In 1992, Chinese excellent gymnast, Lining founded a sports goods company with his own name, and Chinese sporting goods industry entered into "branding" developmental stage. However in the first ten years, most Chinese sporting goods manufacturers are just important OEM partners of Nike's "asset-light strategy" pattern, therefore, a batch of OEM type factories with good manufacturing skills were created. There are nearly 3000 footwear products manufacturing businesses in Jin Jiang, which is a costal city of Fujian province, and there are over 300000 employees, with a yearly output of 650 million pair of shoes Among them, Chen Dai town, with an area of only 38.8 square kilometers, is the main sporting shoes manufacturing base in China and even in the world. At present, Jin Jiang's brands including Anta, 361°, Deer Way, Jordon, JINAK and so on have developed quickly to be the significant contestants in local Chinese sporting products market through the imitation of Nike}.Just as what Phil Knight said, the competition of global sporting goods industry is more and more assimilated to "Nike model". With Lining, Anta on behalf of China native sporting products businesses are also seeking the pattern of "asset-light strategy", which implicates it will be increasingly difficult to exceed Nike.
We could come to a conclusion from the competition of Nike with Reebok and Nike with Adidas: to copy Nike Corporate is surly an efficient tactic to chase it, however wishing to exceed Nike Company is not a matter of using invariably what Knight affirmed.
For example, Rebook surpassed Nike by springing up female sporting goods market, and Adidas is competing with Nike all over the world via merging strategy, and Nike beat back Rebook after finishing global operation, which all prove that those innovative companies that adopted effective strategies according to target market, could win the initiative status in competition.

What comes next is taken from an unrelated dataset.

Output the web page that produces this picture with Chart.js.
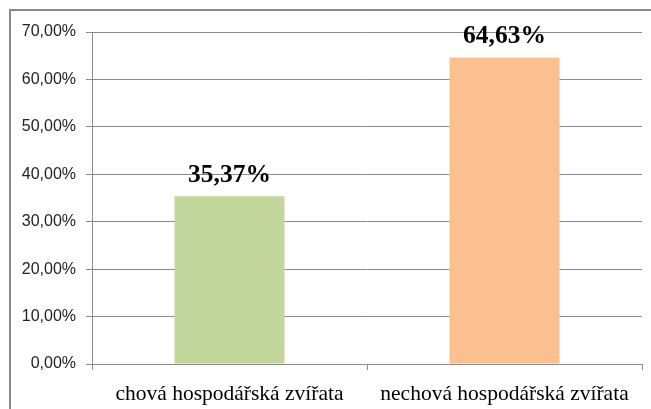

In 1998 Asian financial crisis, one of Nike Corporation's soft spots was manifested. Because "asset-light strategy" pattern doesn't involve in the process of specific products manufacturing, and this process was produced by Asian OEM factories, which could cause two big managing problems, and one is the supply chain management, another is production quality control. With the economic environment's external fluctuation, Nike Company's overall operating performances are affected by Asian OEM factories' cost, delivery, logistics and so on.